[begin Input material]

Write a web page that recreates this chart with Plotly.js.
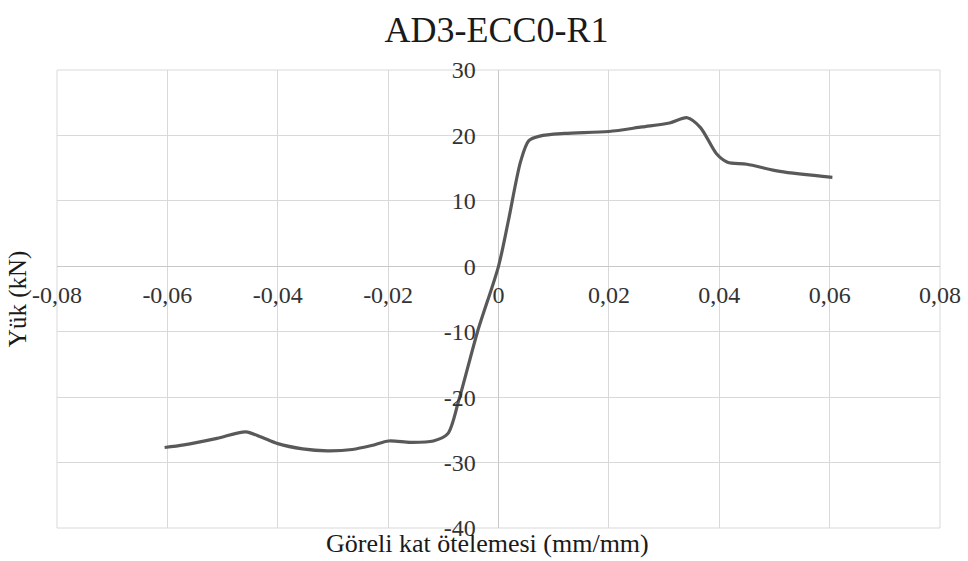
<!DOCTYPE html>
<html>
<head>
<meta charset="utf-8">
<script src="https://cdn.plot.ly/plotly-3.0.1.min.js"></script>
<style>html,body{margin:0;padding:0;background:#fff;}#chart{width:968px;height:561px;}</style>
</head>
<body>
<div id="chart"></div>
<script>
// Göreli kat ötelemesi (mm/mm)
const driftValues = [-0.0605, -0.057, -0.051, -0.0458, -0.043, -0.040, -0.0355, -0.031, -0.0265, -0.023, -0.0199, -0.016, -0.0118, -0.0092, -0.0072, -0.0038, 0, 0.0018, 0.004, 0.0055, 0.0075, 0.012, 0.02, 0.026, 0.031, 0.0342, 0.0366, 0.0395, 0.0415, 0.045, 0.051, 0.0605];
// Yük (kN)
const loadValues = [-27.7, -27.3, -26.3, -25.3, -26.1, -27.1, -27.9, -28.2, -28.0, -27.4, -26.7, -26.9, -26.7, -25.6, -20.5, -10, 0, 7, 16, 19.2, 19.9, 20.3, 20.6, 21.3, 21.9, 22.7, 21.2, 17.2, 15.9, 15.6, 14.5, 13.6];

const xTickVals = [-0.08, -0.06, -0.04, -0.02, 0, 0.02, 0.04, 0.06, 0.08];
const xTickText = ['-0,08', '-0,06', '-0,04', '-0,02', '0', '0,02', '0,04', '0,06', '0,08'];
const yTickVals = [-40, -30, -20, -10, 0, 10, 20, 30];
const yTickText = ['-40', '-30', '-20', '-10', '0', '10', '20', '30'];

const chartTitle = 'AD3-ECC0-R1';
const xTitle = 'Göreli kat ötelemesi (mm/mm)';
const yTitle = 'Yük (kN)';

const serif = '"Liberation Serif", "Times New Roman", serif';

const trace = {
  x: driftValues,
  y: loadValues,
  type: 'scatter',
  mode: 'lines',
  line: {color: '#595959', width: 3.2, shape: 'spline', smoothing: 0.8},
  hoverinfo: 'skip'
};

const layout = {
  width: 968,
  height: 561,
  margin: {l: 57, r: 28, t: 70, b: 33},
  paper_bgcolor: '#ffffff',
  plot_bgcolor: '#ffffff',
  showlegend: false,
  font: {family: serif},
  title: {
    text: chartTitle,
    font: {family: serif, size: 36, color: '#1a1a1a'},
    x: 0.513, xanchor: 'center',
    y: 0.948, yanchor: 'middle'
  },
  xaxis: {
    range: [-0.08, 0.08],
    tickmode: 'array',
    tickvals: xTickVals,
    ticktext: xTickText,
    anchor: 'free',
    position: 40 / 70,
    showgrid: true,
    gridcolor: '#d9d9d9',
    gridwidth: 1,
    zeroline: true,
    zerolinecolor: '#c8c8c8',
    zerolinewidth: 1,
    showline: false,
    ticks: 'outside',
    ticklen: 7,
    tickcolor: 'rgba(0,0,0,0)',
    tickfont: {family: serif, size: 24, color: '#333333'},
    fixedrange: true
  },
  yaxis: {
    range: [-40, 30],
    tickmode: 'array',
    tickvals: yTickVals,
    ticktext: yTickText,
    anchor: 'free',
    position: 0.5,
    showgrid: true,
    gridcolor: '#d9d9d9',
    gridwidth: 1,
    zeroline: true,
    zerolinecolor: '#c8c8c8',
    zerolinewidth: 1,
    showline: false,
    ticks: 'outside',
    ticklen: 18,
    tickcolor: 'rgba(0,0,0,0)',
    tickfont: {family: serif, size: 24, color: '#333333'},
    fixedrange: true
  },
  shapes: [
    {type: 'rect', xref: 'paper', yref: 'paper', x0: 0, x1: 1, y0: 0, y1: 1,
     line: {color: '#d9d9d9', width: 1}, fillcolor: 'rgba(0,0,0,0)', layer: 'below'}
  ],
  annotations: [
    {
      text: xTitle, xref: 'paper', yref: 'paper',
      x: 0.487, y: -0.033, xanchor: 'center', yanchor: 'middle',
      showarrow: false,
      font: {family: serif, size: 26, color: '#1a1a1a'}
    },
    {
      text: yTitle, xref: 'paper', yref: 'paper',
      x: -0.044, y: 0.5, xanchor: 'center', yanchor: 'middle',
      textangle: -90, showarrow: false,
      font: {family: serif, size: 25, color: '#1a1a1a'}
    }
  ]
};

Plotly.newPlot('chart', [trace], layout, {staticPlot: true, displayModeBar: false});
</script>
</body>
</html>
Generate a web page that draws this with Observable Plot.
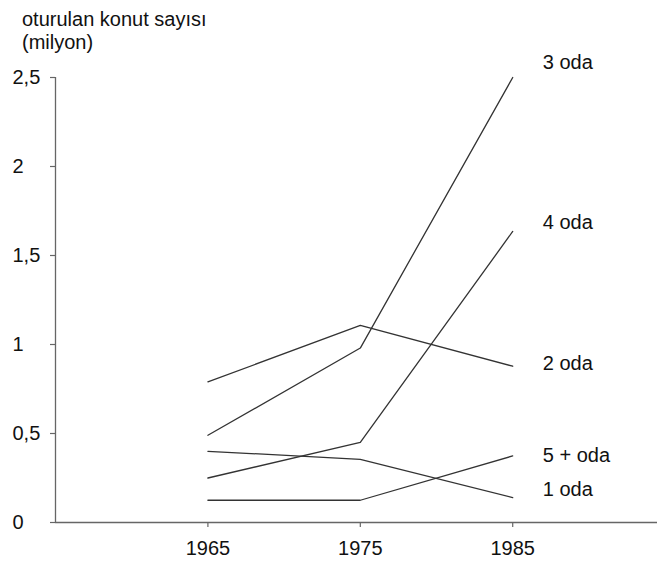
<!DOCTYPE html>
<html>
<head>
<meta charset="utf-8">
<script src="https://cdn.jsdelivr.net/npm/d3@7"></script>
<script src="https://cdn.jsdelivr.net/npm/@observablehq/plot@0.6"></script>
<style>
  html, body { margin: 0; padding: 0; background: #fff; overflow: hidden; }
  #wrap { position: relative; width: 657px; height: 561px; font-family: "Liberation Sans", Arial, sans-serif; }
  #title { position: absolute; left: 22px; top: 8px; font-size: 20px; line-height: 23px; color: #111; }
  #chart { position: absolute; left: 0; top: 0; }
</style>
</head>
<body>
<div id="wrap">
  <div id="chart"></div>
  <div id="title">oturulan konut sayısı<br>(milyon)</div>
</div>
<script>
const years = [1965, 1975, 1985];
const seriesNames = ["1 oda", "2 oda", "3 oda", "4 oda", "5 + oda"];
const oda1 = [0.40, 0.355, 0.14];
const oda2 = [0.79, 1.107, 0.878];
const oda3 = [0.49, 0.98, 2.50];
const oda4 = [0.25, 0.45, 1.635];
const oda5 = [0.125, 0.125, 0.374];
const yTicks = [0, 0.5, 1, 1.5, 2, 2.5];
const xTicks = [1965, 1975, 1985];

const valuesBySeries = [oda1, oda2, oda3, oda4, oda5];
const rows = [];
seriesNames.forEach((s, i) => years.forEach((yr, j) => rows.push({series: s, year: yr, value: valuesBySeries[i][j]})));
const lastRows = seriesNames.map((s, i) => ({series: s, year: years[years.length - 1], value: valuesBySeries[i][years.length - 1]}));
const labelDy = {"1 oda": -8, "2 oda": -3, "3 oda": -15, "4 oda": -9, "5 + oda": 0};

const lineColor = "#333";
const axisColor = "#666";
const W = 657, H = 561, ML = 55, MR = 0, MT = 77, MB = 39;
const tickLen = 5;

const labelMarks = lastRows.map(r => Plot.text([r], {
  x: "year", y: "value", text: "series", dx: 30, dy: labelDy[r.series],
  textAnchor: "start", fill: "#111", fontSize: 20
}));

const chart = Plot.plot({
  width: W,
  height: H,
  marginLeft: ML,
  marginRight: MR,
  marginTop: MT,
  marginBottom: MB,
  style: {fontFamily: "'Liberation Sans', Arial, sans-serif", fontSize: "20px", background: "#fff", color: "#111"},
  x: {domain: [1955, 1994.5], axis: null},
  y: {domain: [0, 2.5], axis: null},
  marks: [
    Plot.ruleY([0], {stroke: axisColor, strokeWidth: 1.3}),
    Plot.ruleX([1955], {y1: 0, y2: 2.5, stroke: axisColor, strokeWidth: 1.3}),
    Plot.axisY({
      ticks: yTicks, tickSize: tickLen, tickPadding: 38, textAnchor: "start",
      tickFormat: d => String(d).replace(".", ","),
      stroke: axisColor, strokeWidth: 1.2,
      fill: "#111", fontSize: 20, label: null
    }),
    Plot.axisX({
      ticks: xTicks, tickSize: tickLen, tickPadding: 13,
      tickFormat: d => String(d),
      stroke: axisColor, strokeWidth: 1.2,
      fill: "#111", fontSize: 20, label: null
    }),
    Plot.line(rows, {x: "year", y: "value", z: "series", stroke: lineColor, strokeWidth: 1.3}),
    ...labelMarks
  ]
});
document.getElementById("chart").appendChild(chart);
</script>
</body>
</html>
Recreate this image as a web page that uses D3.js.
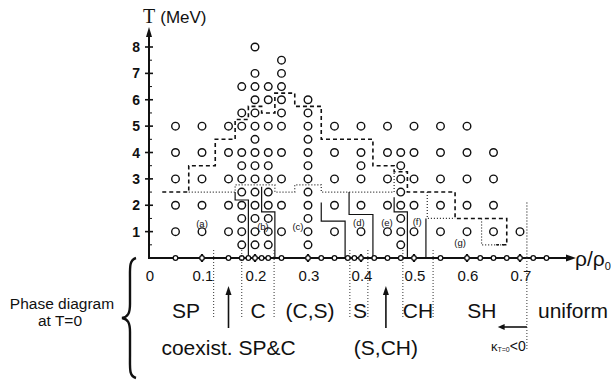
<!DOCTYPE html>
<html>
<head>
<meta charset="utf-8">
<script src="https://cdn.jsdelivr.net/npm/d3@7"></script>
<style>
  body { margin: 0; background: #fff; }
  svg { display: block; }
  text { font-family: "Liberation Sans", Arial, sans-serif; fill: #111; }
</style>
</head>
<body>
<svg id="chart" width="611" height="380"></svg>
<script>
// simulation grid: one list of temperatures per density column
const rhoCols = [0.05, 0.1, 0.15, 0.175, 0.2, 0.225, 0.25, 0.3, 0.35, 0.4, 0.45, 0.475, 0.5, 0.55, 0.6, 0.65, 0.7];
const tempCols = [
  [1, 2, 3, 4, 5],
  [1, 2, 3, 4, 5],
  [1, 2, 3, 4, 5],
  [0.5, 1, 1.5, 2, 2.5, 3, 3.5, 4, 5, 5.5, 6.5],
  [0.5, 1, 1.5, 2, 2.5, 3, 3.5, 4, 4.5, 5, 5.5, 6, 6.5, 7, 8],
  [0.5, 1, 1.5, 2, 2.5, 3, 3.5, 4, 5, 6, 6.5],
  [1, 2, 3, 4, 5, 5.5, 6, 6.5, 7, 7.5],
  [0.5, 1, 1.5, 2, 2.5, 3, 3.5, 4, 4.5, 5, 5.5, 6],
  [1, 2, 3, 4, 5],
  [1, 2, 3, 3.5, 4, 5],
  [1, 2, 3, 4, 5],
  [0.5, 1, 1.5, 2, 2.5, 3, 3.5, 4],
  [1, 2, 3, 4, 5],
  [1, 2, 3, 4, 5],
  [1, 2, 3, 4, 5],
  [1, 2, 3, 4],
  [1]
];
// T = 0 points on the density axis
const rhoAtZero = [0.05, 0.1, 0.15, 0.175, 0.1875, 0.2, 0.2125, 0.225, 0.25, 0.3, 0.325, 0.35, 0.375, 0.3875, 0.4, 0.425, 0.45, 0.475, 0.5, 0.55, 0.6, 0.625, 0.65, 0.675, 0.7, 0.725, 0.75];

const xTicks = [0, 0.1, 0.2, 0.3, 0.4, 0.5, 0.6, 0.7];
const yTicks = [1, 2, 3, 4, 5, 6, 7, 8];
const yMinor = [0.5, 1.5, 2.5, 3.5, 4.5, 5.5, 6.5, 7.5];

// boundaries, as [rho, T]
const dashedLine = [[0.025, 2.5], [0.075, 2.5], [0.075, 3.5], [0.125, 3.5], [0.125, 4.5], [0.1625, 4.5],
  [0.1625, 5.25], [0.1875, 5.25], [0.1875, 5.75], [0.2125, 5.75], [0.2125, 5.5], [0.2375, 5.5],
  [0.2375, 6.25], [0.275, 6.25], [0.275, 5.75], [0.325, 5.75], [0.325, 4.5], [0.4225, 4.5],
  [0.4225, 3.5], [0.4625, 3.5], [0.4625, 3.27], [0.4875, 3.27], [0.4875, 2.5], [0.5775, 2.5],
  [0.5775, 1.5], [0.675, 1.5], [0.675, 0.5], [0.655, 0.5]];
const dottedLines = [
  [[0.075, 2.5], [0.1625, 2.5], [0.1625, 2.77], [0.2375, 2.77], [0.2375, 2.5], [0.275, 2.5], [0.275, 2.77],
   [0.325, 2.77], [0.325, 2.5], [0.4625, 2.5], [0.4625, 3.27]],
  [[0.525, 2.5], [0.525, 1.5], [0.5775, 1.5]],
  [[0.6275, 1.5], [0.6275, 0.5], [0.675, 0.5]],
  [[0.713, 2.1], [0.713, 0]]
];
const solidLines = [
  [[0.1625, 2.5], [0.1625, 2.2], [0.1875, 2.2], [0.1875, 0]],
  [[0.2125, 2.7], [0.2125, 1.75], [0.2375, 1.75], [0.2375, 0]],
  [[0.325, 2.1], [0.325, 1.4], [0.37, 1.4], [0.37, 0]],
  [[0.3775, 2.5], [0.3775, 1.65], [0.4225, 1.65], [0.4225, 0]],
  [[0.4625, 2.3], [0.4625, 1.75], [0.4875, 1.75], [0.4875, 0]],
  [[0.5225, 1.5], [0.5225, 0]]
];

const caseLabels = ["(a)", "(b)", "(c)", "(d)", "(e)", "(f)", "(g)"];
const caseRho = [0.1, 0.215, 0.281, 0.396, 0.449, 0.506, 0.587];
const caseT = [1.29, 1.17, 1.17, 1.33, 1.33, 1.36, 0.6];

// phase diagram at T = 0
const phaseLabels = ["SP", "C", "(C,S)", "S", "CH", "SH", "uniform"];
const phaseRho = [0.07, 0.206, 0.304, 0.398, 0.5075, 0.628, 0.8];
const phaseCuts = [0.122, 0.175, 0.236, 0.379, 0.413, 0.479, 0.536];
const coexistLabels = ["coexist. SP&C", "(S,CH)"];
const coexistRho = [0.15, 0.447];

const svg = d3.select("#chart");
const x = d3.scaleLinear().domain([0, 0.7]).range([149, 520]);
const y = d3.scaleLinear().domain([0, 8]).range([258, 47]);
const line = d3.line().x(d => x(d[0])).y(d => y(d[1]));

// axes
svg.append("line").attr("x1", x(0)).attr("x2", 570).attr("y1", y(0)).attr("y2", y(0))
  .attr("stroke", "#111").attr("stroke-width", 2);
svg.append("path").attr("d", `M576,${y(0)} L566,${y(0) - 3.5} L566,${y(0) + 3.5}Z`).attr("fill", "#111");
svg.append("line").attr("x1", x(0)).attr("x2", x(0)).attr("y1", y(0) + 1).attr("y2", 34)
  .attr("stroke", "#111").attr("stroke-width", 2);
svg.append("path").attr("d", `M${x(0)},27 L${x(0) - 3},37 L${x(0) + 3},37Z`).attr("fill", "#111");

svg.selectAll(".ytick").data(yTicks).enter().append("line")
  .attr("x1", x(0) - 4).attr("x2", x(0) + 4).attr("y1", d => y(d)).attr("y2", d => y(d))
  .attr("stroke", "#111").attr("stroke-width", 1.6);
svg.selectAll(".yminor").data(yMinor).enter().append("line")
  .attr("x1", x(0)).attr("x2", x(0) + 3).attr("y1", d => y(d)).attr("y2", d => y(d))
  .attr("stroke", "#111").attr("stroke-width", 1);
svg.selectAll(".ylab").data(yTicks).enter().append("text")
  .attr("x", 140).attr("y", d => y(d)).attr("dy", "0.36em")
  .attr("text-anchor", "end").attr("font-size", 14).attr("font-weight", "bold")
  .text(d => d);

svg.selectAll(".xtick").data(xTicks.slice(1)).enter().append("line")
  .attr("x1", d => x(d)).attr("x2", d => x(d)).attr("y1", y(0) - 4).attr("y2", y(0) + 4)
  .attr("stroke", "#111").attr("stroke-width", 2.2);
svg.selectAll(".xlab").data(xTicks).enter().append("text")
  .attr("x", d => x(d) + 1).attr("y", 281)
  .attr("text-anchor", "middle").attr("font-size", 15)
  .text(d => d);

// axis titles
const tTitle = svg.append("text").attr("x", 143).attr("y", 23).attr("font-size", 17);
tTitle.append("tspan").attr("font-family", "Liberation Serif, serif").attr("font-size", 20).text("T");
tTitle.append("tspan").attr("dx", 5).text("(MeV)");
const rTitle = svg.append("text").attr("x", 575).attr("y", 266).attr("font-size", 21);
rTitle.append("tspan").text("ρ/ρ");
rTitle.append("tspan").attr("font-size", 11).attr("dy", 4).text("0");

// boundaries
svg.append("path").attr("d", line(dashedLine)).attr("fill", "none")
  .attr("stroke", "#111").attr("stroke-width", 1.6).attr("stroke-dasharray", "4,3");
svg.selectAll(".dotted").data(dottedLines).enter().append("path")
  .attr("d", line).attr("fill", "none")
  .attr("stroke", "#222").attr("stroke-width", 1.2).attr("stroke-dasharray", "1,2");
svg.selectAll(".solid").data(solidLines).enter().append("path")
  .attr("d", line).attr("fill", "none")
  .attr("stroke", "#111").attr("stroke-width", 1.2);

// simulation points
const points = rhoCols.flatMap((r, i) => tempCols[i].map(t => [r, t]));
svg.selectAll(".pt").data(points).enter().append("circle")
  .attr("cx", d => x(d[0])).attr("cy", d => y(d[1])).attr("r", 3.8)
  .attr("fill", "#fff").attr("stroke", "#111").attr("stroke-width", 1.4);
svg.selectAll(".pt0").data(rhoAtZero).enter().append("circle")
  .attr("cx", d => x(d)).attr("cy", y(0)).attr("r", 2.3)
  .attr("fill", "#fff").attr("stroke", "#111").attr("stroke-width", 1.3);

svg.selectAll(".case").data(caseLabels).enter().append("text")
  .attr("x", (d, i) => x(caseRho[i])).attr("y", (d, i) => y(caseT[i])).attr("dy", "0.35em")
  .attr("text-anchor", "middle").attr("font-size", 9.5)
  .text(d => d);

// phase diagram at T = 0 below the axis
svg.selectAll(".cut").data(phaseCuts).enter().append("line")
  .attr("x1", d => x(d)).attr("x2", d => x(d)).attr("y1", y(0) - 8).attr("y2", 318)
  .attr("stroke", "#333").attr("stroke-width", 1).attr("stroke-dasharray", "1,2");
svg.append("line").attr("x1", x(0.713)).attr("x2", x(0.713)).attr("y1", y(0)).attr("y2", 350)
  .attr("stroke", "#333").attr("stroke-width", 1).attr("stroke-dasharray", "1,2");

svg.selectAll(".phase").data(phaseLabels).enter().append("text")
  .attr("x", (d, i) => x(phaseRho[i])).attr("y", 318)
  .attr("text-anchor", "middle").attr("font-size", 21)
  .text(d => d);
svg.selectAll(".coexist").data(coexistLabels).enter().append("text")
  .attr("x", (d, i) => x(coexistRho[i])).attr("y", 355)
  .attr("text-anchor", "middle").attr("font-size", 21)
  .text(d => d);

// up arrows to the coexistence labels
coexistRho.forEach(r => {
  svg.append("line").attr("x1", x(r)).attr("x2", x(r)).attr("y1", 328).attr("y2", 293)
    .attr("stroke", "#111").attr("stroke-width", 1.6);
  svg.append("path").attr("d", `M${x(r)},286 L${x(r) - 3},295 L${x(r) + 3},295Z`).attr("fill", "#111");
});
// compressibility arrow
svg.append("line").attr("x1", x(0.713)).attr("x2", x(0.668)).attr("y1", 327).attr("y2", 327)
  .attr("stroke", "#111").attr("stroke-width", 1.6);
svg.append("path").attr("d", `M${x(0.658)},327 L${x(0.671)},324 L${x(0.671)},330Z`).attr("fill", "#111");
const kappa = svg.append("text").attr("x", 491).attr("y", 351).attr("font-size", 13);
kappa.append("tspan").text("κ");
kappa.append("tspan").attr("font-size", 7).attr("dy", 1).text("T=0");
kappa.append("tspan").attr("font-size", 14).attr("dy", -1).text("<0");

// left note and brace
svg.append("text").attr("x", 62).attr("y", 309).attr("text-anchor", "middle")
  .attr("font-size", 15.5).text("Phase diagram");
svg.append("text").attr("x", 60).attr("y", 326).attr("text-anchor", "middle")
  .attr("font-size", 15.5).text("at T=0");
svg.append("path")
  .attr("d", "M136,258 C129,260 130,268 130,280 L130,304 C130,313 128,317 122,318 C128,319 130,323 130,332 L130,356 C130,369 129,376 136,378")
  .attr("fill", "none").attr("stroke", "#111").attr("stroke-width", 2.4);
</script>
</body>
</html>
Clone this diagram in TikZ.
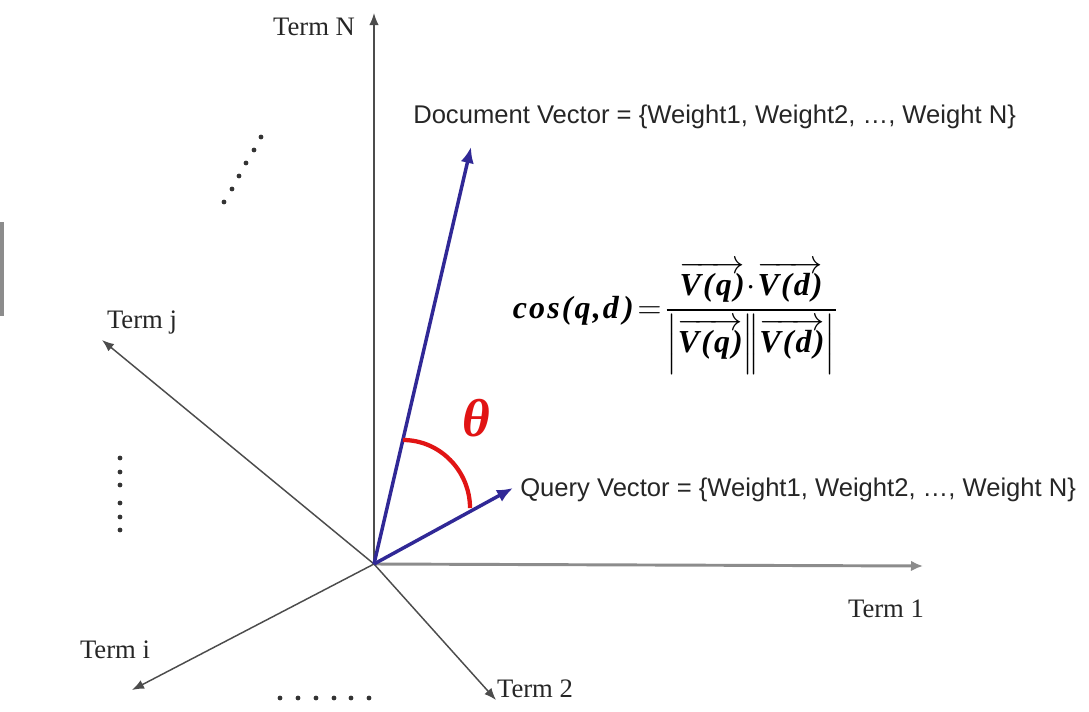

[end Input material]

Required task ▸ With all pictures left out, please transcribe exactly the lines from the start of the material through the line with "15.6, 14.5, 13.6];".

The reply ▸
Write a web page that recreates this chart with Plotly.js.
<!DOCTYPE html>
<html>
<head>
<meta charset="utf-8">
<script src="https://cdn.plot.ly/plotly-3.0.1.min.js"></script>
<style>html,body{margin:0;padding:0;background:#fff;}#chart{width:968px;height:561px;}</style>
</head>
<body>
<div id="chart"></div>
<script>
// Göreli kat ötelemesi (mm/mm)
const driftValues = [-0.0605, -0.057, -0.051, -0.0458, -0.043, -0.040, -0.0355, -0.031, -0.0265, -0.023, -0.0199, -0.016, -0.0118, -0.0092, -0.0072, -0.0038, 0, 0.0018, 0.004, 0.0055, 0.0075, 0.012, 0.02, 0.026, 0.031, 0.0342, 0.0366, 0.0395, 0.0415, 0.045, 0.051, 0.0605];
// Yük (kN)
const loadValues = [-27.7, -27.3, -26.3, -25.3, -26.1, -27.1, -27.9, -28.2, -28.0, -27.4, -26.7, -26.9, -26.7, -25.6, -20.5, -10, 0, 7, 16, 19.2, 19.9, 20.3, 20.6, 21.3, 21.9, 22.7, 21.2, 17.2, 15.9, 15.6, 14.5, 13.6];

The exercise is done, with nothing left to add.